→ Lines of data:
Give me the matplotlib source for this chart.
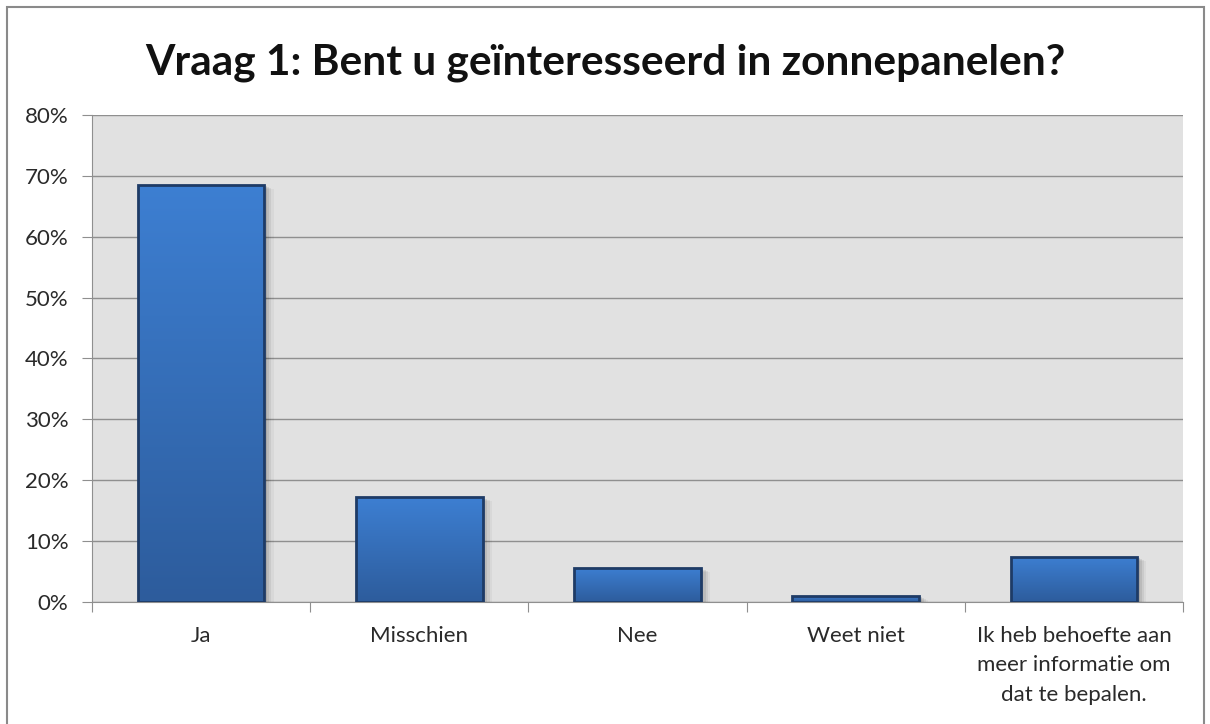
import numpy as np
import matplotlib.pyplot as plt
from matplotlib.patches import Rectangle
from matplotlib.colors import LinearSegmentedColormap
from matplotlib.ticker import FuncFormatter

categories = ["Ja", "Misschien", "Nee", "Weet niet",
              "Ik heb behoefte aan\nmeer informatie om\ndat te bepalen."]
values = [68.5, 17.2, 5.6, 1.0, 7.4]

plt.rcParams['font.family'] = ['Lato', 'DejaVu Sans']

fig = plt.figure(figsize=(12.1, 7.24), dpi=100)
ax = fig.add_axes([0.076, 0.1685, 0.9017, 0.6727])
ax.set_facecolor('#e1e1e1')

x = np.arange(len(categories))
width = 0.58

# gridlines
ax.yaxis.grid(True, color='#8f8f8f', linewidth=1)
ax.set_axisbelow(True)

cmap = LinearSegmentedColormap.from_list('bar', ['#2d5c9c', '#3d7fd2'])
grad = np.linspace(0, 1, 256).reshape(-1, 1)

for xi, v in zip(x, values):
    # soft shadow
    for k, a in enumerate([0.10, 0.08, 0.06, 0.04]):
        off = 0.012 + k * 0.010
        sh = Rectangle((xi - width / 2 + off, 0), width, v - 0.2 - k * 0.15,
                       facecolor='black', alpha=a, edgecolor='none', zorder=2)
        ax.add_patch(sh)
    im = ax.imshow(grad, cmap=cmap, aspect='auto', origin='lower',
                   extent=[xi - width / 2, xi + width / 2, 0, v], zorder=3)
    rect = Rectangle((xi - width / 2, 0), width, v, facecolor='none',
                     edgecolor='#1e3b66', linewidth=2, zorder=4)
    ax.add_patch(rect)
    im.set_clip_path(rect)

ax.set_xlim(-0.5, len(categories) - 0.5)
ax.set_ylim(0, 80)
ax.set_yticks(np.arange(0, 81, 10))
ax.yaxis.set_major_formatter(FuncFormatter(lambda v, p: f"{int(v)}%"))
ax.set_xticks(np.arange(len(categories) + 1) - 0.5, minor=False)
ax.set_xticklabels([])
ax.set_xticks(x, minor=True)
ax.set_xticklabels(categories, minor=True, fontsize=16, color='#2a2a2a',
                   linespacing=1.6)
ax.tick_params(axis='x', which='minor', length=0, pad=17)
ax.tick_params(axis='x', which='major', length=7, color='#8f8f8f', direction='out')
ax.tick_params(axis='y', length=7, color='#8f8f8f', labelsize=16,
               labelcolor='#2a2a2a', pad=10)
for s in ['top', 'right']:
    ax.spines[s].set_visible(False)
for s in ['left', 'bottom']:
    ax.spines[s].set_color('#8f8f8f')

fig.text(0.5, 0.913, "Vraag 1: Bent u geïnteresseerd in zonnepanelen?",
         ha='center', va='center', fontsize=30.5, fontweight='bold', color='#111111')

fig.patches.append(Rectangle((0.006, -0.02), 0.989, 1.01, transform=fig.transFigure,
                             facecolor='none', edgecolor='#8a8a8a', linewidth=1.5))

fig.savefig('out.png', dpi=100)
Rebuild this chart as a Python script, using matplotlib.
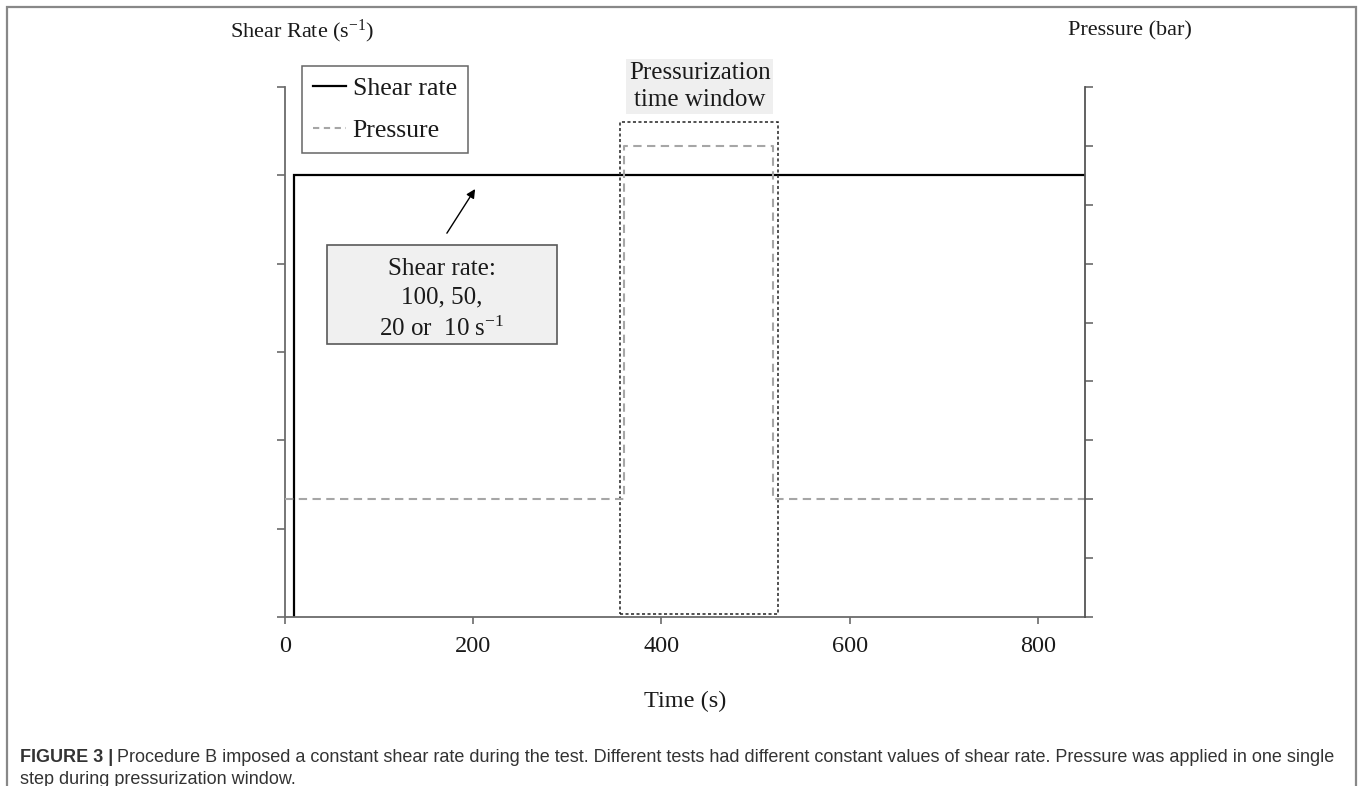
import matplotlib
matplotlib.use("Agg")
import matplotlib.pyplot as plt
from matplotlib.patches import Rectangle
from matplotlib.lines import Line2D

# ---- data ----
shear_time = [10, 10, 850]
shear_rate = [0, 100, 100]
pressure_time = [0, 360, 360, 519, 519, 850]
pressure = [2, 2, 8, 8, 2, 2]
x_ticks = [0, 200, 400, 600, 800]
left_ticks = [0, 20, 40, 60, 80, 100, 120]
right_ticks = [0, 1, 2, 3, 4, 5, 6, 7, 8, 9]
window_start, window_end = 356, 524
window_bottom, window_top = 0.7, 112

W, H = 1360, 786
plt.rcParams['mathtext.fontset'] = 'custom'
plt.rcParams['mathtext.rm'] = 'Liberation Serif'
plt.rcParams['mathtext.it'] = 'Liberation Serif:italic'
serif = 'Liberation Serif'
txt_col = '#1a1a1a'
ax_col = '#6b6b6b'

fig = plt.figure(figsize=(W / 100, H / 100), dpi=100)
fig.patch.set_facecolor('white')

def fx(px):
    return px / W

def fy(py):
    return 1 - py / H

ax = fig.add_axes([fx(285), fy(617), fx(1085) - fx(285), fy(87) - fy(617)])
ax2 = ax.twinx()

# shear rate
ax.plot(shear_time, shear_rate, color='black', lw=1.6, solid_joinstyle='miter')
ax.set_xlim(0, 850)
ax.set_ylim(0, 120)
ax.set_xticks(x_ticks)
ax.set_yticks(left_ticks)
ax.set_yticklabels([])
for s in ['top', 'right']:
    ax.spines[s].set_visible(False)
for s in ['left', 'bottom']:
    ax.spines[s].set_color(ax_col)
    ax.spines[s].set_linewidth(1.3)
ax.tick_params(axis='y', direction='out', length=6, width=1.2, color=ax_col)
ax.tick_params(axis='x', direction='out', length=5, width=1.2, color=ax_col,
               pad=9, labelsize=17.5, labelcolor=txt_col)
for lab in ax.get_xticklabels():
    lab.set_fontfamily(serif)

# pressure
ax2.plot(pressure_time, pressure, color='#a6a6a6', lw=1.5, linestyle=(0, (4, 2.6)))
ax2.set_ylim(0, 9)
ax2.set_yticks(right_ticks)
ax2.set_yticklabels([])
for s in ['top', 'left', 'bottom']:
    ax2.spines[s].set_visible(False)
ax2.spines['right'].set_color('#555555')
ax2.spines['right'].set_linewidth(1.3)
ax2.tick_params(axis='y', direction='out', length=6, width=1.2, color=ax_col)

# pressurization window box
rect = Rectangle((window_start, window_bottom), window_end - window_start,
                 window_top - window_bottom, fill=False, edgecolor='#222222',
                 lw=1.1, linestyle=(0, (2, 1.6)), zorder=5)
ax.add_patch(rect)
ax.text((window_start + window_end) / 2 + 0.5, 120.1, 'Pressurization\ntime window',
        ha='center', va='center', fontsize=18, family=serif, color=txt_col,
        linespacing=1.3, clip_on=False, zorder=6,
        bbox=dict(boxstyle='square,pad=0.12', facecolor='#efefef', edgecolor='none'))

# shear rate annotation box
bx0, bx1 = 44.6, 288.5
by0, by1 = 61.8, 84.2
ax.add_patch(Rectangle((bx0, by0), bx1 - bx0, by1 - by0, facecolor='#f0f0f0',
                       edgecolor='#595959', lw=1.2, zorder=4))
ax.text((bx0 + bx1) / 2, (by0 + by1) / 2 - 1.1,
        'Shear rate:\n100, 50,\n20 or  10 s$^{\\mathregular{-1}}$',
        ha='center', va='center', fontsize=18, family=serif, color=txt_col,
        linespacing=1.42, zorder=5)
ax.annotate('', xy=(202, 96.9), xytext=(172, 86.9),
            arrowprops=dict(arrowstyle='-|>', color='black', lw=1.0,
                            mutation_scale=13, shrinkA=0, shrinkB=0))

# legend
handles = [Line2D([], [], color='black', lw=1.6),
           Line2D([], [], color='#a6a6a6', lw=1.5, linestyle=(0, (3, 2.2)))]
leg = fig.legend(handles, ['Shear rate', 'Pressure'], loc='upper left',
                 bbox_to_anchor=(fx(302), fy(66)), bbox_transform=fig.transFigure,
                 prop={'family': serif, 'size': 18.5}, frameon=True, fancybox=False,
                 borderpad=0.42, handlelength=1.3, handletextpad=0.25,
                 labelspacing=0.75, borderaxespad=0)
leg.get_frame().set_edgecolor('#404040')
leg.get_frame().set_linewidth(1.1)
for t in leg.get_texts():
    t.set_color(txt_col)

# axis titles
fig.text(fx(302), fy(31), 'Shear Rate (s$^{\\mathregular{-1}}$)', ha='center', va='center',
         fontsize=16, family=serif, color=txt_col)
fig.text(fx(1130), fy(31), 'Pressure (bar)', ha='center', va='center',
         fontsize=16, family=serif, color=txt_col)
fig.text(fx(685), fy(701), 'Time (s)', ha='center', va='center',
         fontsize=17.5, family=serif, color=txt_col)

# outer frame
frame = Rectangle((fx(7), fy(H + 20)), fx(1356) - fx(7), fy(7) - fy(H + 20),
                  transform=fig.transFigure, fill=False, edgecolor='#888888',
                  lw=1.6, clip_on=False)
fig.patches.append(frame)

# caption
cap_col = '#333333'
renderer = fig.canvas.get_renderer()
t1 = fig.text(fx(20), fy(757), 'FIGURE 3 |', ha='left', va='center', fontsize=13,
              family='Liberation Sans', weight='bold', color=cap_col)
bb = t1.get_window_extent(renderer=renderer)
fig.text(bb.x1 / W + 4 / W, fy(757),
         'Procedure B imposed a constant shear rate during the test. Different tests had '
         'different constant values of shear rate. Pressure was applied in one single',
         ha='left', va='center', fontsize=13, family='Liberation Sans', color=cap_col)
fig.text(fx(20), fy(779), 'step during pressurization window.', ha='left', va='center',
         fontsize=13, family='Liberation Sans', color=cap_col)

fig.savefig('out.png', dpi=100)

→ SET EXERCISE: Do not include pictures. Give again exactly the lines starting at the one with "Rebuild this chart" and ending at the one with "from matplotlib.lines import Line2D", both included.

→ RESPONSE TO THIS TASK:
Rebuild this chart as a Python script, using matplotlib.
import matplotlib
matplotlib.use("Agg")
import matplotlib.pyplot as plt
from matplotlib.patches import Rectangle
from matplotlib.lines import Line2D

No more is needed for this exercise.